- **Goal**
Write out again, exactly as they appear, the lines from the line with "Write the Apache ECharts code for this chart." through the line with "const seriesNames = ['Median". Do not include any pictures.

- **Records for processing**

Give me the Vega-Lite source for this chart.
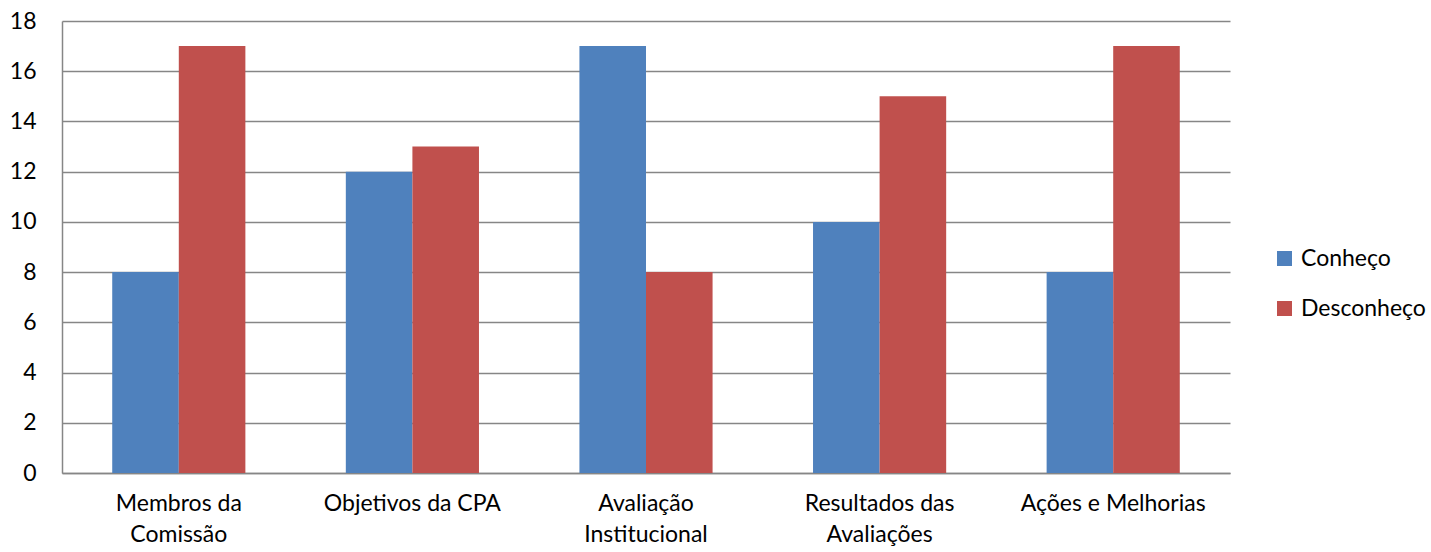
{
  "$schema": "https://vega.github.io/schema/vega-lite/v6.json",
  "autosize": {"type": "none"},
  "width": 1168,
  "height": 452,
  "padding": {"left": 62, "top": 21, "right": 201, "bottom": 79},
  "background": "white",
  "config": {
    "view": {"stroke": null},
    "font": "Lato",
    "axis": {"labelFont": "Lato", "labelFontSize": 23, "labelColor": "black", "ticks": false, "title": null, "labelLimit": 400}
  },
  "data": {
    "values": [
      {"categoria": "Membros da|Comissão", "resposta": "Conheço", "valor": 8},
      {"categoria": "Membros da|Comissão", "resposta": "Desconheço", "valor": 17},
      {"categoria": "Objetivos da CPA", "resposta": "Conheço", "valor": 12},
      {"categoria": "Objetivos da CPA", "resposta": "Desconheço", "valor": 13},
      {"categoria": "Avaliação|Institucional", "resposta": "Conheço", "valor": 17},
      {"categoria": "Avaliação|Institucional", "resposta": "Desconheço", "valor": 8},
      {"categoria": "Resultados das|Avaliações", "resposta": "Conheço", "valor": 10},
      {"categoria": "Resultados das|Avaliações", "resposta": "Desconheço", "valor": 15},
      {"categoria": "Ações e Melhorias", "resposta": "Conheço", "valor": 8},
      {"categoria": "Ações e Melhorias", "resposta": "Desconheço", "valor": 17}
    ]
  },
  "mark": {"type": "bar"},
  "encoding": {
    "x": {
      "field": "categoria",
      "type": "nominal",
      "sort": null,
      "scale": {"paddingInner": 0.43, "paddingOuter": 0.215},
      "axis": {
        "labelAngle": 0,
        "labelExpr": "split(datum.label, '|')",
        "labelPadding": 19,
        "labelLineHeight": 31,
        "labelBaseline": "top",
        "labelLimit": 400,
        "domainColor": "#868686",
        "domainWidth": 1.5,
        "grid": false
      }
    },
    "xOffset": {"field": "resposta", "type": "nominal", "sort": ["Conheço", "Desconheço"], "scale": {"paddingInner": 0, "paddingOuter": 0}},
    "y": {
      "field": "valor",
      "type": "quantitative",
      "scale": {"domain": [0, 18], "nice": false},
      "axis": {
        "values": [0, 2, 4, 6, 8, 10, 12, 14, 16, 18],
        "labelPadding": 26,
        "gridColor": "#868686",
        "gridWidth": 1.3,
        "domainColor": "#868686",
        "domainWidth": 1.5
      }
    },
    "color": {
      "field": "resposta",
      "type": "nominal",
      "scale": {"domain": ["Conheço", "Desconheço"], "range": ["#4F81BD", "#C0504D"]},
      "legend": {
        "title": null,
        "orient": "none",
        "legendX": 1211,
        "legendY": 226,
        "symbolType": "square",
        "symbolSize": 225,
        "symbolStrokeWidth": 0,
        "labelFont": "Lato",
        "labelFontSize": 23,
        "labelColor": "black",
        "labelLimit": 300,
        "rowPadding": 26,
        "labelOffset": 5,
        "padding": 0
      }
    }
  }
}
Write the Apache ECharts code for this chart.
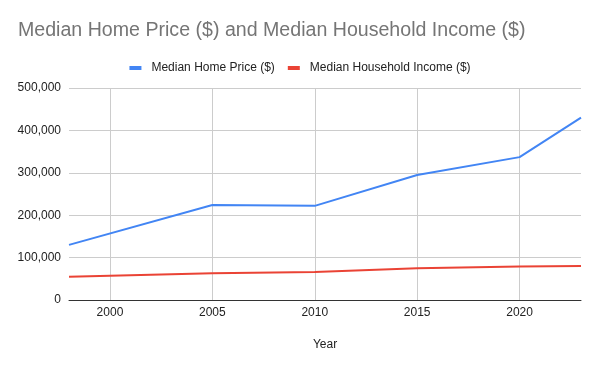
<!DOCTYPE html>
<html><head><meta charset="utf-8">
<script src="https://cdn.jsdelivr.net/npm/echarts@6/dist/echarts.min.js"></script>
<style>html,body{margin:0;padding:0;background:#fff}#c{width:600px;height:371px}</style>
</head><body><div id="c"></div>
<script>
const years = [1998, 2005, 2010, 2015, 2020, 2023];
const homePrice = [130000, 224000, 222000, 295000, 337000, 430000];
const income = [55000, 63000, 66000, 75000, 79000, 80000];
const xTicks = [2000, 2005, 2010, 2015, 2020];
const seriesNames = ['Median Home Price ($)', 'Median Household Income ($)'];

const chart = echarts.init(document.getElementById('c'));
const font = '"Liberation Sans", Arial, sans-serif';
chart.setOption({
  animation: false,
  textStyle: { fontFamily: font },
  title: {
    text: 'Median Home Price ($) and Median Household Income ($)',
    left: 13, top: 16,
    textStyle: { fontFamily: font, fontSize: 19.6, fontWeight: 'normal', color: '#757575' }
  },
  legend: {
    left: 'center', top: 57,
    icon: 'rect', itemWidth: 12, itemHeight: 4, itemGap: 13,
    textStyle: { fontFamily: font, fontSize: 12, color: '#222', padding: [0, 0, 0, 5] },
    data: seriesNames
  },
  grid: { left: 69, right: 19, top: 88, bottom: 71, containLabel: false },
  xAxis: {
    type: 'value', min: 1998, max: 2023,
    name: 'Year', nameLocation: 'middle', nameGap: 39,
    nameTextStyle: { fontFamily: font, fontSize: 12, color: '#222' },
    axisLine: { show: true, lineStyle: { color: '#333', width: 1 } },
    axisTick: { show: false, customValues: xTicks },
    axisLabel: { customValues: xTicks, color: '#222', fontSize: 12, margin: 7, fontFamily: font,
      formatter: v => String(v) },
    splitLine: { show: true, lineStyle: { color: '#cccccc', width: 1 } }
  },
  yAxis: {
    type: 'value', min: 0, max: 500000, interval: 100000,
    axisLine: { show: false }, axisTick: { show: false },
    axisLabel: { color: '#222', fontSize: 12, margin: 8, fontFamily: font,
      formatter: v => v.toLocaleString('en-US') },
    splitLine: { lineStyle: { color: '#cccccc', width: 1 } }
  },
  series: [
    { name: seriesNames[0], type: 'line', showSymbol: false, symbol: 'none',
      data: years.map((y, i) => [y, homePrice[i]]),
      lineStyle: { color: '#4285f4', width: 2 }, itemStyle: { color: '#4285f4' } },
    { name: seriesNames[1], type: 'line', showSymbol: false, symbol: 'none',
      data: years.map((y, i) => [y, income[i]]),
      lineStyle: { color: '#ea4335', width: 2 }, itemStyle: { color: '#ea4335' } }
  ]
});
</script></body></html>
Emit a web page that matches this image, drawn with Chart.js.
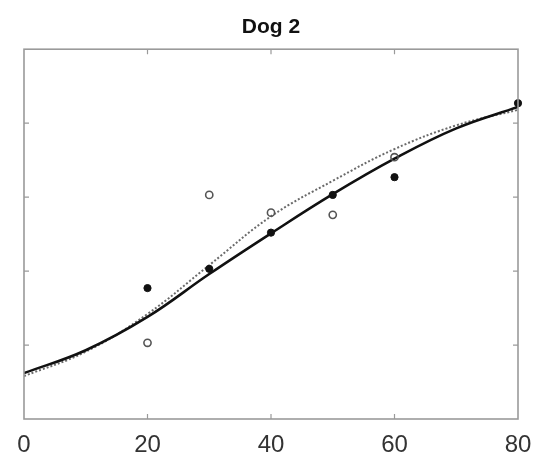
<!DOCTYPE html>
<html>
<head>
<meta charset="utf-8">
<script src="https://cdn.jsdelivr.net/npm/chart.js@4/dist/chart.umd.min.js"></script>
<style>
  html, body { margin: 0; padding: 0; background: #fff; }
  #wrap { width: 534px; height: 460px; }
</style>
</head>
<body>
<div id="wrap"><canvas id="c" width="534" height="460"></canvas></div>
<script>
// ---- data ----
const chartTitle = 'Dog 2';
const xTickValues = [0, 20, 40, 60, 80];
const obsX = [20, 30, 40, 50, 60, 80];
const filledY = [1.77, 2.03, 2.52, 3.03, 3.27, 4.27];
const openX = [20, 30, 40, 50, 60];
const openY = [1.03, 3.03, 2.79, 2.76, 3.54];
const fitX = [0, 10, 20, 30, 40, 50, 60, 70, 80];
const solidFitY = [0.62, 0.93, 1.38, 1.96, 2.51, 3.04, 3.52, 3.93, 4.22];
const dottedFitY = [0.58, 0.91, 1.42, 2.08, 2.74, 3.22, 3.65, 3.97, 4.18];

const pts = (xs, ys) => xs.map((x, i) => ({ x: x, y: ys[i] }));

const framePlugin = {
  id: 'frame',
  afterDatasetsDraw(chart) {
    const { ctx, chartArea: a, scales } = chart;
    ctx.save();
    ctx.strokeStyle = '#9a9a9a';
    ctx.lineWidth = 1.6;
    ctx.strokeRect(a.left, a.top, a.right - a.left, a.bottom - a.top);
    ctx.lineWidth = 1.2;
    const tl = 5;
    xTickValues.slice(1, -1).forEach(v => {
      const px = scales.x.getPixelForValue(v);
      ctx.beginPath();
      ctx.moveTo(px, a.bottom); ctx.lineTo(px, a.bottom - tl);
      ctx.moveTo(px, a.top); ctx.lineTo(px, a.top + tl);
      ctx.stroke();
    });
    [1, 2, 3, 4].forEach(v => {
      const py = scales.y.getPixelForValue(v);
      ctx.beginPath();
      ctx.moveTo(a.left, py); ctx.lineTo(a.left + tl, py);
      ctx.moveTo(a.right, py); ctx.lineTo(a.right - tl, py);
      ctx.stroke();
    });
    ctx.restore();
  }
};

new Chart(document.getElementById('c'), {
  type: 'scatter',
  data: {
    datasets: [
      {
        label: 'filled',
        data: pts(obsX, filledY),
        pointRadius: 3.6,
        pointBackgroundColor: '#111',
        pointBorderColor: '#111',
        pointBorderWidth: 1,
        showLine: false,
        clip: false,
        order: 0
      },
      {
        label: 'open',
        data: pts(openX, openY),
        pointRadius: 3.6,
        pointBackgroundColor: 'rgba(255,255,255,0)',
        pointBorderColor: '#555',
        pointBorderWidth: 1.6,
        showLine: false,
        clip: false,
        order: 0
      },
      {
        label: 'fit solid',
        data: pts(fitX, solidFitY),
        showLine: true,
        borderColor: '#111',
        borderWidth: 2.6,
        pointRadius: 0,
        tension: 0.4,
        fill: false,
        order: 1
      },
      {
        label: 'fit dotted',
        data: pts(fitX, dottedFitY),
        showLine: true,
        borderColor: '#6a6a6a',
        borderWidth: 2,
        borderDash: [2, 2],
        pointRadius: 0,
        tension: 0.4,
        fill: false,
        order: 2
      }
    ]
  },
  options: {
    responsive: false,
    animation: false,
    devicePixelRatio: 1,
    layout: { padding: { left: 24, right: 16, top: 0, bottom: 0 } },
    plugins: {
      legend: { display: false },
      tooltip: { enabled: false },
      title: {
        display: true,
        text: chartTitle,
        color: '#111',
        font: { family: '"Liberation Sans", Arial, sans-serif', size: 21, weight: 'bold' },
        padding: { top: 15, bottom: 9 }
      }
    },
    scales: {
      x: {
        type: 'linear',
        min: 0, max: 80,
        afterBuildTicks: s => { s.ticks = xTickValues.map(v => ({ value: v })); },
        afterFit: s => { s.height = 41; s.paddingLeft = 0; s.paddingRight = 0; },
        ticks: {
          color: '#333',
          padding: 12,
          maxRotation: 0,
          font: { family: '"Liberation Sans", Arial, sans-serif', size: 24 }
        },
        grid: { display: false, drawTicks: false },
        border: { display: false }
      },
      y: {
        type: 'linear',
        min: 0, max: 5,
        afterFit: s => { s.width = 0; },
        ticks: { display: false },
        grid: { display: false, drawTicks: false },
        border: { display: false }
      }
    }
  },
  plugins: [framePlugin]
});
</script>
</body>
</html>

- **Answer for this exercise**
Write the Apache ECharts code for this chart.
<!DOCTYPE html>
<html><head><meta charset="utf-8">
<script src="https://cdn.jsdelivr.net/npm/echarts@6/dist/echarts.min.js"></script>
<style>html,body{margin:0;padding:0;background:#fff}#c{width:600px;height:371px}</style>
</head><body><div id="c"></div>
<script>
const years = [1998, 2005, 2010, 2015, 2020, 2023];
const homePrice = [130000, 224000, 222000, 295000, 337000, 430000];
const income = [55000, 63000, 66000, 75000, 79000, 80000];
const xTicks = [2000, 2005, 2010, 2015, 2020];
const seriesNames = ['Median Home Price ($)', 'Median Household Income ($)'];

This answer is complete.